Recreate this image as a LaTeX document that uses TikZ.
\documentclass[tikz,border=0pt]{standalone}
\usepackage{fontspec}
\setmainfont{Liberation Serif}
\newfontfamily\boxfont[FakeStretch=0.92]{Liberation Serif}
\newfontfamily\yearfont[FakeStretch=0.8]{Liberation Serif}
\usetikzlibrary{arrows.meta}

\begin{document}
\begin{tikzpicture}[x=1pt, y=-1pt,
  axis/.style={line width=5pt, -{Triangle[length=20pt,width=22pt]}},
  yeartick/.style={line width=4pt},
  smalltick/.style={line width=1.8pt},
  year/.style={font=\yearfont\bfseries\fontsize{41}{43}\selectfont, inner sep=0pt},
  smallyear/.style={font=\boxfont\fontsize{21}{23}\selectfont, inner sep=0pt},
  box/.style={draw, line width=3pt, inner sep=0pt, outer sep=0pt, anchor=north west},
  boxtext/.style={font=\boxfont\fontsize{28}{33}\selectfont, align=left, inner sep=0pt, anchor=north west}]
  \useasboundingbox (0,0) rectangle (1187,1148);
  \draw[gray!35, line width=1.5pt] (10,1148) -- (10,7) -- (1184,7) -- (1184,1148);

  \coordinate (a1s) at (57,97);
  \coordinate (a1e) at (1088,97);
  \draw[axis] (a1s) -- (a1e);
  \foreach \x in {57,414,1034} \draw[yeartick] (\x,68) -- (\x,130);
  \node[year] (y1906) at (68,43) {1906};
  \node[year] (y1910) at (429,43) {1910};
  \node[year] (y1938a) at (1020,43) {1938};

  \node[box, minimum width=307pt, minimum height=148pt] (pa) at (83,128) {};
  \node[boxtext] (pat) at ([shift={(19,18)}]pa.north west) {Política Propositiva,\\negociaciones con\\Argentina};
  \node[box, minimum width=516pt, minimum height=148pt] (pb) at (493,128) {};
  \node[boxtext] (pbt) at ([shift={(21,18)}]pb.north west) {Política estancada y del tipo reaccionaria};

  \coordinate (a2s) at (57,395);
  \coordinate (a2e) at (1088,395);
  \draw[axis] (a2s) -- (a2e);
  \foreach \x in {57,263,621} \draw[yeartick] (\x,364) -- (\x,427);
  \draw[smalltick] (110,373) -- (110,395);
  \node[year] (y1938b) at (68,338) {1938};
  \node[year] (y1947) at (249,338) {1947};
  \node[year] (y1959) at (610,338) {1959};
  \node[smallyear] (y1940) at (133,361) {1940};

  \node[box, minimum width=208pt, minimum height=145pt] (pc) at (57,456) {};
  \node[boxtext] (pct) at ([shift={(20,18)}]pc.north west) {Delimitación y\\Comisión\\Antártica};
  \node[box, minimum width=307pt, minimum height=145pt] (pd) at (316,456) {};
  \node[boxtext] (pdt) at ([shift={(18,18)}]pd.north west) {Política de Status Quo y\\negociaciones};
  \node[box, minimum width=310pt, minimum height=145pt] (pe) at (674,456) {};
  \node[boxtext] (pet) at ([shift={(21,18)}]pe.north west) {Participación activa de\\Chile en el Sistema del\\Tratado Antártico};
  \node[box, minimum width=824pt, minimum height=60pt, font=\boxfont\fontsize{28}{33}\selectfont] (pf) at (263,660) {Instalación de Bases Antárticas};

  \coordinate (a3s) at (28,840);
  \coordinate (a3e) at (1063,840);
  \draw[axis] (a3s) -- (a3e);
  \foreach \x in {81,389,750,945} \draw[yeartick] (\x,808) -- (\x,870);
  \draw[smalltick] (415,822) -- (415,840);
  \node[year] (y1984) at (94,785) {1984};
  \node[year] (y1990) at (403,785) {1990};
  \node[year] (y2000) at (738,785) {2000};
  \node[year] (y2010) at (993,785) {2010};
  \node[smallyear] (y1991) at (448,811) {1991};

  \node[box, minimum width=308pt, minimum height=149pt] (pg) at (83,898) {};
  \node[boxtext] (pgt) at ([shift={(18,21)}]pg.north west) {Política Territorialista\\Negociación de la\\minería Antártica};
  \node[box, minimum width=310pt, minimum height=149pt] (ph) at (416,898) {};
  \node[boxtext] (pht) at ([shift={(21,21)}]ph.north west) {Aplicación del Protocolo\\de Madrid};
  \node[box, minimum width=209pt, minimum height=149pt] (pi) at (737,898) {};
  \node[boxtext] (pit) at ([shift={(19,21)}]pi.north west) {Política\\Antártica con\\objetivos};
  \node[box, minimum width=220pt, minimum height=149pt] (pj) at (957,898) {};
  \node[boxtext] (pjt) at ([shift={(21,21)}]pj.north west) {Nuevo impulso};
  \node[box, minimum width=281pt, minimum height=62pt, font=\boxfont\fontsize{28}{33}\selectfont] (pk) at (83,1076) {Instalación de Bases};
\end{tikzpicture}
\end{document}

═══

All of the material above needs to be retyped word for word.

FINISHED TASK —
Recreate this image as a LaTeX document that uses TikZ.
\documentclass[tikz,border=0pt]{standalone}
\usepackage{fontspec}
\setmainfont{Liberation Serif}
\newfontfamily\boxfont[FakeStretch=0.92]{Liberation Serif}
\newfontfamily\yearfont[FakeStretch=0.8]{Liberation Serif}
\usetikzlibrary{arrows.meta}

\begin{document}
\begin{tikzpicture}[x=1pt, y=-1pt,
  axis/.style={line width=5pt, -{Triangle[length=20pt,width=22pt]}},
  yeartick/.style={line width=4pt},
  smalltick/.style={line width=1.8pt},
  year/.style={font=\yearfont\bfseries\fontsize{41}{43}\selectfont, inner sep=0pt},
  smallyear/.style={font=\boxfont\fontsize{21}{23}\selectfont, inner sep=0pt},
  box/.style={draw, line width=3pt, inner sep=0pt, outer sep=0pt, anchor=north west},
  boxtext/.style={font=\boxfont\fontsize{28}{33}\selectfont, align=left, inner sep=0pt, anchor=north west}]
  \useasboundingbox (0,0) rectangle (1187,1148);
  \draw[gray!35, line width=1.5pt] (10,1148) -- (10,7) -- (1184,7) -- (1184,1148);

  \coordinate (a1s) at (57,97);
  \coordinate (a1e) at (1088,97);
  \draw[axis] (a1s) -- (a1e);
  \foreach \x in {57,414,1034} \draw[yeartick] (\x,68) -- (\x,130);
  \node[year] (y1906) at (68,43) {1906};
  \node[year] (y1910) at (429,43) {1910};
  \node[year] (y1938a) at (1020,43) {1938};

  \node[box, minimum width=307pt, minimum height=148pt] (pa) at (83,128) {};
  \node[boxtext] (pat) at ([shift={(19,18)}]pa.north west) {Política Propositiva,\\negociaciones con\\Argentina};
  \node[box, minimum width=516pt, minimum height=148pt] (pb) at (493,128) {};
  \node[boxtext] (pbt) at ([shift={(21,18)}]pb.north west) {Política estancada y del tipo reaccionaria};

  \coordinate (a2s) at (57,395);
  \coordinate (a2e) at (1088,395);
  \draw[axis] (a2s) -- (a2e);
  \foreach \x in {57,263,621} \draw[yeartick] (\x,364) -- (\x,427);
  \draw[smalltick] (110,373) -- (110,395);
  \node[year] (y1938b) at (68,338) {1938};
  \node[year] (y1947) at (249,338) {1947};
  \node[year] (y1959) at (610,338) {1959};
  \node[smallyear] (y1940) at (133,361) {1940};

  \node[box, minimum width=208pt, minimum height=145pt] (pc) at (57,456) {};
  \node[boxtext] (pct) at ([shift={(20,18)}]pc.north west) {Delimitación y\\Comisión\\Antártica};
  \node[box, minimum width=307pt, minimum height=145pt] (pd) at (316,456) {};
  \node[boxtext] (pdt) at ([shift={(18,18)}]pd.north west) {Política de Status Quo y\\negociaciones};
  \node[box, minimum width=310pt, minimum height=145pt] (pe) at (674,456) {};
  \node[boxtext] (pet) at ([shift={(21,18)}]pe.north west) {Participación activa de\\Chile en el Sistema del\\Tratado Antártico};
  \node[box, minimum width=824pt, minimum height=60pt, font=\boxfont\fontsize{28}{33}\selectfont] (pf) at (263,660) {Instalación de Bases Antárticas};

  \coordinate (a3s) at (28,840);
  \coordinate (a3e) at (1063,840);
  \draw[axis] (a3s) -- (a3e);
  \foreach \x in {81,389,750,945} \draw[yeartick] (\x,808) -- (\x,870);
  \draw[smalltick] (415,822) -- (415,840);
  \node[year] (y1984) at (94,785) {1984};
  \node[year] (y1990) at (403,785) {1990};
  \node[year] (y2000) at (738,785) {2000};
  \node[year] (y2010) at (993,785) {2010};
  \node[smallyear] (y1991) at (448,811) {1991};

  \node[box, minimum width=308pt, minimum height=149pt] (pg) at (83,898) {};
  \node[boxtext] (pgt) at ([shift={(18,21)}]pg.north west) {Política Territorialista\\Negociación de la\\minería Antártica};
  \node[box, minimum width=310pt, minimum height=149pt] (ph) at (416,898) {};
  \node[boxtext] (pht) at ([shift={(21,21)}]ph.north west) {Aplicación del Protocolo\\de Madrid};
  \node[box, minimum width=209pt, minimum height=149pt] (pi) at (737,898) {};
  \node[boxtext] (pit) at ([shift={(19,21)}]pi.north west) {Política\\Antártica con\\objetivos};
  \node[box, minimum width=220pt, minimum height=149pt] (pj) at (957,898) {};
  \node[boxtext] (pjt) at ([shift={(21,21)}]pj.north west) {Nuevo impulso};
  \node[box, minimum width=281pt, minimum height=62pt, font=\boxfont\fontsize{28}{33}\selectfont] (pk) at (83,1076) {Instalación de Bases};
\end{tikzpicture}
\end{document}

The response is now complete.